TASK STATEMENT: Repeat every line of the listing below exactly, minus the pictures.

** Start of MATERIAL PROVIDED **

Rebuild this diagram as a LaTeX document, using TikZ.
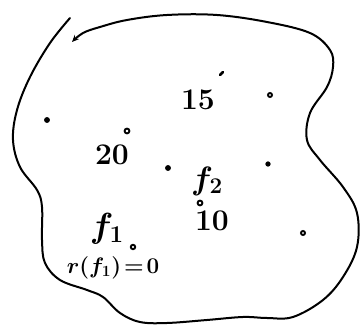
\documentclass[tikz,border=0pt]{standalone}
\usepackage{graphicx}
\usetikzlibrary{arrows.meta}
\begin{document}
\begin{tikzpicture}[x=1pt,y=-1pt,
  pen/.style={line width=2pt,line cap=round,line join=round},
  lbl/.style={inner sep=0pt,font=\fontsize{30}{30}\selectfont\bfseries\mathversion{bold}},
  flbl/.style={inner sep=0pt,font=\fontsize{24}{24}\selectfont\mathversion{bold}},
  sml/.style={inner sep=0pt,font=\fontsize{17}{17}\selectfont\bfseries\mathversion{bold}},
  fdot/.style={fill=black,draw=black,line width=0.8pt},
  odot/.style={draw=black,line width=1.9pt}]
\useasboundingbox (0,0) rectangle (360,328);
\draw[pen,-{Stealth[length=7pt,width=6pt]}] plot[smooth,tension=0.6] coordinates {
 (70,18) (50,43) (30,77) (17,110) (13,140) (20,167) (37,190) (42,207)
 (42,240) (45,263) (60,280) (87,290) (103,297) (120,313) (140,322)
 (167,323) (207,320) (243,317) (267,318) (293,317) (323,300) (343,277)
 (357,247) (357,213) (343,187) (320,160) (307,140) (310,113) (327,87)
 (333,67) (330,50) (310,33) (267,22) (217,15) (167,15) (127,20)
 (100,27) (83,33) (72,42)};
% labels
\node[lbl] (n15) at (198,100) {15};
\coordinate (t1) at (220,75);
\coordinate (t2) at (223,72);
\draw[pen,line width=2.5pt] (t1) -- (t2);
\node[lbl] (n20) at (112,155) {20};
\node[flbl] (f2) at (207,181) {\scalebox{1.3}{$f_2$}};
\node[lbl] (n10) at (212,221) {10};
\node[flbl] (f1) at (107,229) {\scalebox{1.4}{$f_1$}};
\node[sml] (r) at (113,268) {\scalebox{1.3}{$r(f_1)\!=\!0$}};
% points
\fill[fdot] (47,120) circle (2.5);
\fill[fdot] (168,168) circle (2.5);
\fill[fdot] (268,164) circle (2.2);
\draw[odot] (270,95) circle (2);
\draw[odot] (127,131) circle (2.4);
\draw[odot] (200,203) circle (2.4);
\draw[odot] (133,247) circle (2.2);
\draw[odot] (303,233) circle (2);
\end{tikzpicture}
\end{document}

** End of MATERIAL PROVIDED **

CORRECT RESPONSE:
Rebuild this diagram as a LaTeX document, using TikZ.
\documentclass[tikz,border=0pt]{standalone}
\usepackage{graphicx}
\usetikzlibrary{arrows.meta}
\begin{document}
\begin{tikzpicture}[x=1pt,y=-1pt,
  pen/.style={line width=2pt,line cap=round,line join=round},
  lbl/.style={inner sep=0pt,font=\fontsize{30}{30}\selectfont\bfseries\mathversion{bold}},
  flbl/.style={inner sep=0pt,font=\fontsize{24}{24}\selectfont\mathversion{bold}},
  sml/.style={inner sep=0pt,font=\fontsize{17}{17}\selectfont\bfseries\mathversion{bold}},
  fdot/.style={fill=black,draw=black,line width=0.8pt},
  odot/.style={draw=black,line width=1.9pt}]
\useasboundingbox (0,0) rectangle (360,328);
\draw[pen,-{Stealth[length=7pt,width=6pt]}] plot[smooth,tension=0.6] coordinates {
 (70,18) (50,43) (30,77) (17,110) (13,140) (20,167) (37,190) (42,207)
 (42,240) (45,263) (60,280) (87,290) (103,297) (120,313) (140,322)
 (167,323) (207,320) (243,317) (267,318) (293,317) (323,300) (343,277)
 (357,247) (357,213) (343,187) (320,160) (307,140) (310,113) (327,87)
 (333,67) (330,50) (310,33) (267,22) (217,15) (167,15) (127,20)
 (100,27) (83,33) (72,42)};
% labels
\node[lbl] (n15) at (198,100) {15};
\coordinate (t1) at (220,75);
\coordinate (t2) at (223,72);
\draw[pen,line width=2.5pt] (t1) -- (t2);
\node[lbl] (n20) at (112,155) {20};
\node[flbl] (f2) at (207,181) {\scalebox{1.3}{$f_2$}};
\node[lbl] (n10) at (212,221) {10};
\node[flbl] (f1) at (107,229) {\scalebox{1.4}{$f_1$}};
\node[sml] (r) at (113,268) {\scalebox{1.3}{$r(f_1)\!=\!0$}};
% points
\fill[fdot] (47,120) circle (2.5);
\fill[fdot] (168,168) circle (2.5);
\fill[fdot] (268,164) circle (2.2);
\draw[odot] (270,95) circle (2);
\draw[odot] (127,131) circle (2.4);
\draw[odot] (200,203) circle (2.4);
\draw[odot] (133,247) circle (2.2);
\draw[odot] (303,233) circle (2);
\end{tikzpicture}
\end{document}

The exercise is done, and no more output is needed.